This afternoon the European Central Bank (ECB), as expected, revealed they will not be changing the interest rate across the Eurozone, keeping the current level at 0%. There wasn’t expected to be any changes to the rate, however President of the ECB, Mario Draghi in a statement after the release did not disappoint the markets.
There was an initial drop in the GBP/EUR exchange rate down below 1.09, followed by a bounce back to 1.096. The market has now settled after the drama, but Sterling has lost ground overall with the rate settling in the 1.08’s. Mr Draghi did follow the path many economists assumed he would take, raising concern about Euro strength but suggesting the economic stimulus will eventually start to be tapered. This has been the general consensus for a while now, while Euro strength is a concern to the Eurozone, the tapering of the Quantitative Easing program seems highly likely to start in the near future.
Where to next for the GBP/EUR exchange rate
In his speech following the ECB’s interest rate decision, Mario Draghi was keen to point out that Eurozone data moving forwards could well be weaker due to the Euro’s recent strength. Trade is likely to be down as the cost of exports keep climbing up and up, which in turn will take its toll. This will also lead to a decrease in inflation levels, which will almost put to bed a future interest rate hike for some considerable time.

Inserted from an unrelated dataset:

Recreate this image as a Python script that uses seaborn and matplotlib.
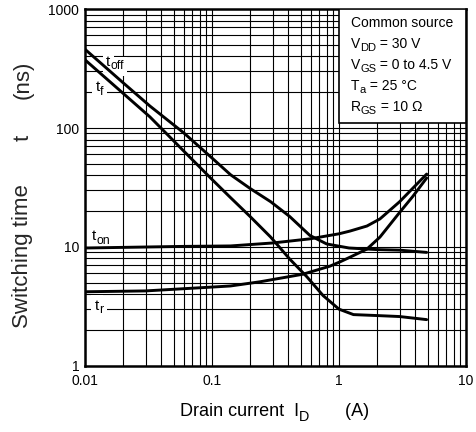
import numpy as np
import pandas as pd
import matplotlib
matplotlib.use("Agg")
import matplotlib.pyplot as plt
import matplotlib.patches as patches
import matplotlib.transforms as mtransforms
import seaborn as sns

# curves (I_D in A, t in ns)
toff_id = [0.01, 0.02, 0.0325, 0.06, 0.1, 0.14, 0.2, 0.29, 0.41, 0.59, 0.8, 1.2, 2.0, 3.0, 4.9]
toff_t = [460, 240, 153, 91, 56, 40.5, 31, 24, 18, 12.5, 10.6, 9.8, 9.5, 9.4, 9.0]

tf_id = [0.01, 0.0325, 0.06, 0.1, 0.14, 0.2, 0.29, 0.41, 0.56, 0.75, 1.0, 1.3, 2.0, 3.0, 4.9]
tf_t = [375, 124, 64, 37, 26, 18, 12.1, 7.9, 5.6, 3.9, 3.0, 2.7, 2.65, 2.6, 2.45]

ton_id = [0.01, 0.056, 0.14, 0.3, 0.59, 1.0, 1.22, 1.66, 2.1, 3.0, 4.9]
ton_t = [9.8, 10.1, 10.2, 10.8, 11.7, 12.9, 13.6, 15, 17.2, 24, 41]

tr_id = [0.01, 0.03, 0.1, 0.14, 0.24, 0.52, 0.85, 1.02, 1.22, 1.66, 2.1, 3.0, 3.8, 4.9]
tr_t = [4.2, 4.27, 4.6, 4.7, 5.1, 5.9, 6.9, 7.5, 8.2, 9.6, 12.1, 19.5, 26.5, 38]

x_ticks = [0.01, 0.1, 1, 10]
x_ticklabels = ["0.01", "0.1", "1", "10"]
y_ticks = [1, 10, 100, 1000]
y_ticklabels = ["1", "10", "100", "1000"]

# (text, is_subscript) pieces
conditions = [
    [("Common source", False)],
    [("V", False), ("DD", True), (" = 30 V", False)],
    [("V", False), ("GS", True), (" = 0 to 4.5 V", False)],
    [("T", False), ("a", True), (" = 25 °C", False)],
    [("R", False), ("GS", True), (" = 10 Ω", False)],
]

frames = []
for name, xs, ys in [("toff", toff_id, toff_t), ("tf", tf_id, tf_t),
                     ("ton", ton_id, ton_t), ("tr", tr_id, tr_t)]:
    frames.append(pd.DataFrame({"curve": name, "ID": xs, "t": ys}))
df = pd.concat(frames, ignore_index=True)

sns.set_style("white")
plt.rcParams["font.family"] = ["Liberation Sans", "DejaVu Sans"]

fig = plt.figure(figsize=(4.77, 4.32), dpi=100)
ax = fig.add_axes([0.178, 0.153, 0.799, 0.826])
renderer = fig.canvas.get_renderer()


def sub_text(x, y, parts, transform, size, box=False, zorder=4):
    """Write text pieces one after another, subscripts smaller and lower."""
    dx = 0.0
    for s, is_sub in parts:
        fs = size * 0.8 if is_sub else size
        dy = -size * 0.3 if is_sub else 0.0
        tr = mtransforms.offset_copy(transform, fig=fig, x=dx, y=dy, units="points")
        if box:
            # white patch under the label so the grid is cut around it
            ax.text(x, y, s, transform=tr, fontsize=fs, ha="left", va="center",
                    color="white", zorder=zorder - 0.1,
                    bbox=dict(facecolor="white", edgecolor="none", pad=2.5))
        t = ax.text(x, y, s, transform=tr, fontsize=fs, ha="left", va="center",
                    zorder=zorder, color="black")
        dx += t.get_window_extent(renderer).width * 72.0 / fig.dpi


sns.lineplot(data=df, x="ID", y="t", hue="curve", units="curve",
             palette={"toff": "black", "tf": "black", "ton": "black", "tr": "black"},
             estimator=None, sort=False, legend=False, lw=2.1, ax=ax, zorder=2)

ax.set_xscale("log")
ax.set_yscale("log")
ax.set_xlim(0.01, 10)
ax.set_ylim(1, 1000)

ax.set_axisbelow(True)
ax.grid(which="both", color="black", lw=0.8)
for s in ax.spines.values():
    s.set_color("black")
    s.set_linewidth(1.8)

ax.set_xticks(x_ticks)
ax.set_xticklabels(x_ticklabels)
ax.set_yticks(y_ticks)
ax.set_yticklabels(y_ticklabels)
ax.tick_params(which="both", length=0, labelsize=10, colors="black", pad=6)
ax.tick_params(axis="y", pad=4)
ax.set_xlabel("")
ax.set_ylabel("")

# axis titles
sub_text(180 / 477, 1 - 412 / 432,
         [("Drain current  I", False), ("D", True), ("       (A)", False)],
         fig.transFigure, 13)
fig.text(23 / 477, 1 - 256 / 432, "Switching time", rotation=90, fontsize=16,
         ha="center", va="center")
fig.text(23 / 477, 1 - 138 / 432, "t", rotation=90, fontsize=16,
         ha="center", va="center")
fig.text(23 / 477, 1 - 80 / 432, "(ns)", rotation=90, fontsize=16,
         ha="center", va="center")

# curve labels with white boxes over the grid
sub_text(0.0147, 362, [("t", False), ("off", True)], ax.transData, 11, True, 1.6)
sub_text(0.0122, 220, [("t", False), ("f", True)], ax.transData, 11, True, 1.6)
sub_text(0.01135, 12.3, [("t", False), ("on", True)], ax.transData, 11, True, 1.6)
sub_text(0.0120, 3.2, [("t", False), ("r", True)], ax.transData, 11, True, 1.6)

# conditions box
ax.add_patch(patches.Rectangle((0.667, 0.681), 0.333, 0.319, transform=ax.transAxes,
                               facecolor="white", edgecolor="black", lw=1.2, zorder=3))
for i, line in enumerate(conditions):
    sub_text(0.698, 0.961 - i * 0.0588, line, ax.transAxes, 10)

fig.savefig("out.png", dpi=100)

Now that Sterling has got through this challenge today I believe we’re not too far from a movement back above 1.10. The Euro has been strong but it’s clear that is not an indefinite fact and there might not be much more favourable movement going forwards. If there is slow data coming down the line I would not be surprised by some Euro weakness. Furthermore, if there was positive process with the Brexit negotiations Sterling could very quickly start to make back some of the lost ground in the last 6 months, parity looks as though it’s a long way off for the near future.